# Sonata no. 8 op. 13 "pathetique" (Ludwig van Beethoven)



## Nivmizzet (Nov 27, 2012)

I first listened to it on my electric keyboard (all 3 movements) and it was so far the 2nd to best song (there's no such as first :/) I've ever heard. 

My 2nd most liked to 2nd least liked movements are listed:

2: first movement
3: second movement
4: third movement 

which surprisingly is in the order they are presented. The part where towards the end of the repeat when the allegro speed is introduced in the first movement is my favorite, the right hand moving up and the left hand moving down. 

Discuss.


----------



## ComposerOfAvantGarde (Dec 2, 2011)

I never really found it in my heart to enjoy the last movement very much.


----------



## violadude (May 2, 2011)

It's not a song.


----------



## KenOC (Mar 7, 2011)

"This well-written sonata is called Pathetique with justification, since it certainly has a passionate character. The A-flat major Adagio, which should never be played in a dragging style, is filled with beautifully-flowing melodiousness and also with modulation and good movement. The soul is wrapped in calm and comfort. From this it is re-awakened by the Rondo's first Allegro note, so that the main feeling on which the sonata is based is carried through. This gives the sonata unity and inner life and thus real aesthetic value.
...
It is known that the Viennese public shows much enthusiasm for music and warmly supports it. It must be pleased that it can call many excellent artists their own. Herr van Beethoven is one of these, and we hope that he will enrich us with many more products of his genius and diligence."

AMZ, 1800


----------



## PetrB (Feb 28, 2012)

Hah, welcome to the exciting world of the Beethoven Piano sonatas...

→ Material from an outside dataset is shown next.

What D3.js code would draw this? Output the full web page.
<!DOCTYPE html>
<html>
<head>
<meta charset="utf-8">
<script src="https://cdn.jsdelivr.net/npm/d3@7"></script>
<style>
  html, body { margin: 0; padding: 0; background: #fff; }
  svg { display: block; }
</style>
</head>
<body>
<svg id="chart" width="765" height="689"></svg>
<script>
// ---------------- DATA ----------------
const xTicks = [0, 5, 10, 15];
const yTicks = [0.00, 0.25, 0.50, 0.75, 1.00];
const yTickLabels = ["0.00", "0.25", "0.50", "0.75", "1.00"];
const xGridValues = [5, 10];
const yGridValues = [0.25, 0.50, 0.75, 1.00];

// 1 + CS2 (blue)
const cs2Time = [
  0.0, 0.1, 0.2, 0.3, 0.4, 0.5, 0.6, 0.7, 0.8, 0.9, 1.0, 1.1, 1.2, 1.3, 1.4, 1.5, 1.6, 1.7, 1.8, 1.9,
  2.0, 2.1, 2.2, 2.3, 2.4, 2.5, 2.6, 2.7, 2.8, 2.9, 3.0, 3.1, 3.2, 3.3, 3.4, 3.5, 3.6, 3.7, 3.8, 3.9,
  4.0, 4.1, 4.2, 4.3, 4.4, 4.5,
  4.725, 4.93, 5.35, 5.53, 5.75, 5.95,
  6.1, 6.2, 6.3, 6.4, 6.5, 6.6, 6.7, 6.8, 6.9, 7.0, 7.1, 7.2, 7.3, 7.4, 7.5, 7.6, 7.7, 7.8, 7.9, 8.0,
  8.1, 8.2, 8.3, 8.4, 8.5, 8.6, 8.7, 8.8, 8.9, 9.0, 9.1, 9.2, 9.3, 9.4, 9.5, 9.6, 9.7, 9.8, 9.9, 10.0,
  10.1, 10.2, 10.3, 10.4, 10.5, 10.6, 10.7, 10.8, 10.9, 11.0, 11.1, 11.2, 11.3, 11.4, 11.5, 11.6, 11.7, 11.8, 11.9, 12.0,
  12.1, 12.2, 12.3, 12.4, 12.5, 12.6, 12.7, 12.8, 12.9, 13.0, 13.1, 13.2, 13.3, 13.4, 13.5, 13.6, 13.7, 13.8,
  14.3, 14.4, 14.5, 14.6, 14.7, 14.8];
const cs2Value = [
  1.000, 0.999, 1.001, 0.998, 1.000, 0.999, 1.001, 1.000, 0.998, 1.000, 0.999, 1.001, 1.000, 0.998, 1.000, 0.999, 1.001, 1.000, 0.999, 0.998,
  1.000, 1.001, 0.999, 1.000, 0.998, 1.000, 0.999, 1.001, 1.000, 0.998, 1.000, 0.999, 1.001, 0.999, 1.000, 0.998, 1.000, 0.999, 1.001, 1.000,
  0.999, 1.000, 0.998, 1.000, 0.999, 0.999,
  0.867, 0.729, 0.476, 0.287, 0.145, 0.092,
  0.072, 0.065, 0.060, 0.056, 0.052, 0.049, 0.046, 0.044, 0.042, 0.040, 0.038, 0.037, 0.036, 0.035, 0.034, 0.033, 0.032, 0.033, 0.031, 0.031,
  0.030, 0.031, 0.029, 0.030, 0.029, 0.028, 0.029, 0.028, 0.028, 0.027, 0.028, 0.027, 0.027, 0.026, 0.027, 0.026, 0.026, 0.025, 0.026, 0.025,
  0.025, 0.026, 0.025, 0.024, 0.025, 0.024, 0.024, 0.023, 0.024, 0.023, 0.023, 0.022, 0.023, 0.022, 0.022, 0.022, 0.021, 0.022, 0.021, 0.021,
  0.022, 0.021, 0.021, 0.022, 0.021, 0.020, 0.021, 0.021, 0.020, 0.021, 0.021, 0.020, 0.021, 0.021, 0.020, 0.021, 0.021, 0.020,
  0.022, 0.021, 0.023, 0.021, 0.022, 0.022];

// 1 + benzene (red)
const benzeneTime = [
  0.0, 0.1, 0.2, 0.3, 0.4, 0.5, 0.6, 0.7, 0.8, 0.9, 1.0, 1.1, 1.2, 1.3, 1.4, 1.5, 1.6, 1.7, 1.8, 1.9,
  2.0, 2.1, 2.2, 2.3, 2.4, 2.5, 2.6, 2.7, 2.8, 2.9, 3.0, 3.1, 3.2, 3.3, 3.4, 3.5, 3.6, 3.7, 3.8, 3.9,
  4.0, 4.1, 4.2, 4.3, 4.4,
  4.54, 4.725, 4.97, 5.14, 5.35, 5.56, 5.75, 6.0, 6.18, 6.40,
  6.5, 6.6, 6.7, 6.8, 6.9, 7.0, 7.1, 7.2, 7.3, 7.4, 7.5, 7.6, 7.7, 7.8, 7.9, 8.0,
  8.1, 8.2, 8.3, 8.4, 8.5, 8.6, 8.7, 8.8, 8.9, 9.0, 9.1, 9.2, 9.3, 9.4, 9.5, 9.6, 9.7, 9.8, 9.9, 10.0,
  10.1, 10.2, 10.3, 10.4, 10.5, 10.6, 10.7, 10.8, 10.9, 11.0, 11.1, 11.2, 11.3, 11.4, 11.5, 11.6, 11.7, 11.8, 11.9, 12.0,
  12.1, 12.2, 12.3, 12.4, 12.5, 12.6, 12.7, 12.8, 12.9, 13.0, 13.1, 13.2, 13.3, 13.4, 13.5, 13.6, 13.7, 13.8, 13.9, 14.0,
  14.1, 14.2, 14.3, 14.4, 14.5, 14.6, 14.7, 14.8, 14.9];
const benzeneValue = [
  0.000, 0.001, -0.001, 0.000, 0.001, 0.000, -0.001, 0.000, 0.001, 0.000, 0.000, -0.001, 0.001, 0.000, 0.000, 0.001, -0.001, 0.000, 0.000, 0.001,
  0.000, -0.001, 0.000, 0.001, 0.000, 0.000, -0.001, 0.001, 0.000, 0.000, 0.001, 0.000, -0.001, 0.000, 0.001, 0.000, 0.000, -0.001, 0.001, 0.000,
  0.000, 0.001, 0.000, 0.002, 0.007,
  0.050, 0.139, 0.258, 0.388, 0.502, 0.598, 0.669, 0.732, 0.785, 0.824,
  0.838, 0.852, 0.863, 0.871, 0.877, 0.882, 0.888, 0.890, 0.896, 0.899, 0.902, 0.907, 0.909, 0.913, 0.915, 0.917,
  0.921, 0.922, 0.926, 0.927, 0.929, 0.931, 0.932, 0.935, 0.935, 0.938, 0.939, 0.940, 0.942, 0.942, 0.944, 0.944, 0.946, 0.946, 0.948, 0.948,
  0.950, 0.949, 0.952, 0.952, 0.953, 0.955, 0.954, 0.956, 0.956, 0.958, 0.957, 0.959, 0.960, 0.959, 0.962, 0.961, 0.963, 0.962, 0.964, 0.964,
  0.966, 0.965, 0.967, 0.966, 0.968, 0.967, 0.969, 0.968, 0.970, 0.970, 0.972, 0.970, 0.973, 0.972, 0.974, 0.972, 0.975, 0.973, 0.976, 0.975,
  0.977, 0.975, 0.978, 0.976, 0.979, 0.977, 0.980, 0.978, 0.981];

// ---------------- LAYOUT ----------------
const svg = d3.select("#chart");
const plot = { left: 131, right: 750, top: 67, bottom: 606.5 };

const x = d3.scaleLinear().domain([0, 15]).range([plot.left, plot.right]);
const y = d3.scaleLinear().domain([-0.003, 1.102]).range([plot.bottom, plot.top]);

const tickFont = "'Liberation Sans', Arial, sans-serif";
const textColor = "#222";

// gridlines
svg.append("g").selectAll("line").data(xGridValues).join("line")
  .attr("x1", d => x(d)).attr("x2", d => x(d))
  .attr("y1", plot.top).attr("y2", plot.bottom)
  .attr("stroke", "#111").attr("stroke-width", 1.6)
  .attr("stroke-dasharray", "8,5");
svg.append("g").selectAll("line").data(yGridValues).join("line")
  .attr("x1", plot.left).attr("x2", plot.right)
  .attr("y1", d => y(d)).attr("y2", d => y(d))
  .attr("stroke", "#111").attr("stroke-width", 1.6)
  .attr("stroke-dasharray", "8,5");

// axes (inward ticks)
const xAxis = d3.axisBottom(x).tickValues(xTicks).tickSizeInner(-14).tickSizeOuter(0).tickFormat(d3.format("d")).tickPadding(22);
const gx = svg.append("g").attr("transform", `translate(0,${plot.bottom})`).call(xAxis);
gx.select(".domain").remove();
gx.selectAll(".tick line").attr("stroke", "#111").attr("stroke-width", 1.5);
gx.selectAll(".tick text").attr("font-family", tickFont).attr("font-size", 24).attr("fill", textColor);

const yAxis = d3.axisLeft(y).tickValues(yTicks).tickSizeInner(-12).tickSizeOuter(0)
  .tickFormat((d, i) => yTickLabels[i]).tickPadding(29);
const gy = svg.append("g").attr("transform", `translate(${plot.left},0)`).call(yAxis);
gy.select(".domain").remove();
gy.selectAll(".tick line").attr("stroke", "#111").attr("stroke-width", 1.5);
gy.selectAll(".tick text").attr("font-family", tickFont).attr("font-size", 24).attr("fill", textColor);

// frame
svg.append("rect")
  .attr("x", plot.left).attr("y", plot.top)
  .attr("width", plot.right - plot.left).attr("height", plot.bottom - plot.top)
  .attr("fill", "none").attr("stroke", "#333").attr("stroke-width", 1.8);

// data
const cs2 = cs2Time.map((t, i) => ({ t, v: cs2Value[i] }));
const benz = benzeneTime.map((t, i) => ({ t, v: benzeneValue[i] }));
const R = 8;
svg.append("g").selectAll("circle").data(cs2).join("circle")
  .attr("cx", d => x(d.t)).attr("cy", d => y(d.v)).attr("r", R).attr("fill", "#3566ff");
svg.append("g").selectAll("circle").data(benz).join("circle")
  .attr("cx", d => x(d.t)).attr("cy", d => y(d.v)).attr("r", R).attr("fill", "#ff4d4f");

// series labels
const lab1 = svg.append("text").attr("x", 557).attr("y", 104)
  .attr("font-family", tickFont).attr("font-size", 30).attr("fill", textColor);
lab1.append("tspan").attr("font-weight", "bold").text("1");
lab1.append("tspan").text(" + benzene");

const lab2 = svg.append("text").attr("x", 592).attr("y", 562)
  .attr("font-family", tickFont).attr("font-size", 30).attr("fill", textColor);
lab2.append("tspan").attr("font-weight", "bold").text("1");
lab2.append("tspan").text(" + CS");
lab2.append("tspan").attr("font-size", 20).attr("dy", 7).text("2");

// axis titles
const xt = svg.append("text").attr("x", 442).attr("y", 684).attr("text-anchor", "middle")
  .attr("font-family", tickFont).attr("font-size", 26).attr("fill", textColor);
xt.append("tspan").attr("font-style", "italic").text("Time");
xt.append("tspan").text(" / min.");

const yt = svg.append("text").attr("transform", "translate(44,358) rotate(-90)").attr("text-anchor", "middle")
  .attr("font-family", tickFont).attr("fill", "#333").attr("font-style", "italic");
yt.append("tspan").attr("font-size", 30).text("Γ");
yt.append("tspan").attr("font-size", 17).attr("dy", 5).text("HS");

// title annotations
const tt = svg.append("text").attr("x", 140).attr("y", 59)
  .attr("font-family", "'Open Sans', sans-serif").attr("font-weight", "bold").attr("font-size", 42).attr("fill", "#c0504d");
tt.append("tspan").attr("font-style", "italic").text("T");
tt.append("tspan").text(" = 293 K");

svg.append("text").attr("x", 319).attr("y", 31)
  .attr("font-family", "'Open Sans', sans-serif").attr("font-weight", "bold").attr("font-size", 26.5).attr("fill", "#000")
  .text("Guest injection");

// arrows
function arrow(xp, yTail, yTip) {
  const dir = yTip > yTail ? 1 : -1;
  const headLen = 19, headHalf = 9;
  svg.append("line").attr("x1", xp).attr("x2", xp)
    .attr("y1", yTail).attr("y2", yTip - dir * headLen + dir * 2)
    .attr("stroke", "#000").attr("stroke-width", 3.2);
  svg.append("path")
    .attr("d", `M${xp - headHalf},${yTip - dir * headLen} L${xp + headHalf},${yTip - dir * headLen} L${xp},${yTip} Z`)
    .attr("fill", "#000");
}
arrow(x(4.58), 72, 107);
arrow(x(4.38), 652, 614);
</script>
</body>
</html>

I would like to be there to watch your face when you first hear another of the more famous sonatas, his Op. 53, "Waldstein"
... Here it is, played on a piano from Beethoven's era - a 'period instrument'
Ronald Brautigam, Pianoforte








final 3rd movement.... (ad on link alert)





Enjoy.

at a varied (slower) tempo, by a master musician, Claudio Arrau, piano


----------



## Petwhac (Jun 9, 2010)

PetrB said:


> Hah, welcome to the exciting world of the Beethoven Piano sonatas...
> 
> I would like to be there to watch your face when you first hear another of the more famous sonatas, his Op. 53, "Waldstein"
> ... Here it is, played on a piano from Beethoven's era - a 'period instrument'
> ...


Thanks for posting that "Waldstein". Phew what a tempo! It's a piece I must have heard hundreds of times but with each interpretation something new is brought out in it. The fertility of the guy's imagination (LvB's) is astounding.
I will be checking out more Brautigam versions.

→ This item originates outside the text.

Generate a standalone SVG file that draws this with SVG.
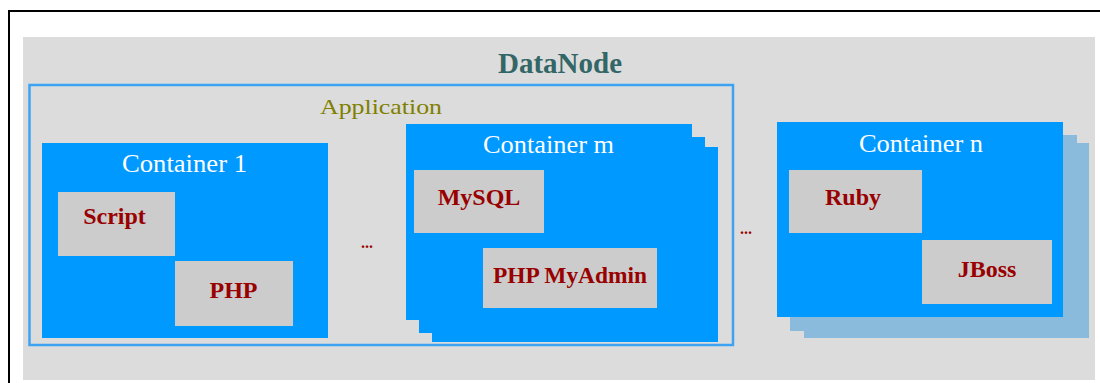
<svg xmlns="http://www.w3.org/2000/svg" width="1100" height="383" viewBox="0 0 1100 383">
<style>
  .frame{fill:none;stroke:#000;stroke-width:2}
  .node{fill:#dcdcdc}
  .app{fill:none;stroke:#3da2f2;stroke-width:2.5}
  .cont{fill:#0099ff}
  .shadow{fill:#8abbdd}
  .item{fill:#cccccc}
  .title{font-family:"Liberation Serif",serif;font-weight:bold;font-size:29px;fill:#336666;text-anchor:middle}
  .apptext{font-family:"Liberation Serif",serif;font-size:21px;fill:#808000;text-anchor:middle}
  .ctext{font-family:"Liberation Serif",serif;font-size:26px;fill:#ffffff;text-anchor:middle}
  .itext{font-family:"Liberation Serif",serif;font-weight:bold;font-size:24px;fill:#990000;text-anchor:middle}
  .dots{font-family:"Liberation Serif",serif;font-weight:bold;font-size:16px;fill:#990000;text-anchor:middle}
</style>
<rect width="1100" height="383" fill="#ffffff"/>
<path class="frame" d="M9,384 V11 H1101"/>
<g id="datanode">
  <rect class="node" x="23" y="37" width="1072" height="343"/>
  <text class="title" x="560" y="73" textLength="124" lengthAdjust="spacingAndGlyphs">DataNode</text>
</g>
<g id="application">
  <rect class="app" x="29.5" y="85" width="703.5" height="260"/>
  <text class="apptext" x="381" y="114" textLength="122" lengthAdjust="spacingAndGlyphs">Application</text>
</g>
<g id="container1">
  <rect class="cont" x="42" y="143" width="286" height="195"/>
  <text class="ctext" x="184.5" y="172" textLength="125" lengthAdjust="spacingAndGlyphs">Container 1</text>
</g>
<g id="script">
  <rect class="item" x="58" y="192" width="117" height="64"/>
  <text class="itext" x="114.5" y="224">Script</text>
</g>
<g id="php">
  <rect class="item" x="175" y="261" width="118" height="65"/>
  <text class="itext" x="233.5" y="298">PHP</text>
</g>
<g id="dots1">
  <text class="dots" x="367" y="248">...</text>
</g>
<g id="containerm">
  <rect class="cont" x="432" y="147" width="286" height="195"/>
  <rect class="cont" x="419" y="137" width="286" height="196"/>
  <rect class="cont" x="406" y="124" width="286" height="196"/>
  <text class="ctext" x="548.5" y="153" textLength="131" lengthAdjust="spacingAndGlyphs">Container m</text>
</g>
<g id="mysql">
  <rect class="item" x="414" y="170" width="130" height="63"/>
  <text class="itext" x="479" y="205">MySQL</text>
</g>
<g id="phpmyadmin">
  <rect class="item" x="483" y="248" width="174" height="60"/>
  <text class="itext" x="570" y="283" textLength="154" lengthAdjust="spacingAndGlyphs">PHP MyAdmin</text>
</g>
<g id="dots2">
  <text class="dots" x="746" y="234">...</text>
</g>
<g id="containern">
  <rect class="shadow" x="804" y="143" width="285" height="195"/>
  <rect class="shadow" x="790" y="135" width="287" height="196"/>
  <rect class="cont" x="777" y="122" width="286" height="195"/>
  <text class="ctext" x="921" y="152" textLength="124" lengthAdjust="spacingAndGlyphs">Container n</text>
</g>
<g id="ruby">
  <rect class="item" x="789" y="170" width="133" height="63"/>
  <text class="itext" x="853" y="205">Ruby</text>
</g>
<g id="jboss">
  <rect class="item" x="922" y="240" width="130" height="64"/>
  <text class="itext" x="987" y="277">JBoss</text>
</g>
</svg>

To Nivmizzet, many more gems await you.


----------



## Ukko (Jun 4, 2010)

PetrB said:


> Hah, welcome to the exciting world of the Beethoven Piano sonatas...
> 
> I would like to be there to watch your face when you first hear another of the more famous sonatas, his Op. 53, "Waldstein"
> ... Here it is, played on a piano from Beethoven's era - a 'period instrument'
> ...


Brautigam and Mustonen seem to have complimentary imaginations. In recent years their interpretations, while both deviating from 'central', take interesting paths. I can represent them graphically as the outer tines of a hayfork, modified to have sloping 'shoulders'.


----------



## Nivmizzet (Nov 27, 2012)

violadude said:


> It's not a song.


I realize that I fail on that part. It was a derp of my own.



ComposerOfAvantGarde said:


> I never really found it in my heart to enjoy the last movement very much.


Indeed. I don't like the 3rd movement as much, it's just not as good as the first or 2nd.



PetrB said:


> Hah, welcome to the exciting world of the Beethoven Piano sonatas...
> 
> I would like to be there to watch your face when you first hear another of the more famous sonatas, his Op. 53, "Waldstein"
> ... Here it is, played on a piano from Beethoven's era - a 'period instrument'
> ...


As much as I would like to listen to them, unfortunately, youtube is blocked by a proxy at my house. Could you give me the names for the compositions?

edit: just realized they might be all the same piece...
Sorry about that.


----------



## Arsakes (Feb 20, 2012)

It's nice but I prefer 'Waldstein' sonata.


----------



## Ravndal (Jun 8, 2012)

Great sonata. I'm learning the second and third movement at the moment  

I do prefer Waldstein and No7 (d major).


----------



## ComposerOfAvantGarde (Dec 2, 2011)

Waldstein is my favourite too.


----------



## kv466 (May 18, 2011)

ComposerOfAvantGarde said:


> I never really found it in my heart to enjoy the last movement very much.


Perhaps you've been hearing like this:






And not like this:


----------



## Kieran (Aug 24, 2010)

violadude said:


> It's not a song.


Isn't it?


----------



## Manxfeeder (Oct 19, 2010)

Kieran said:


> Isn't it?


It is in my church!


----------



## Manxfeeder (Oct 19, 2010)

And if you haven't had enough . . .


----------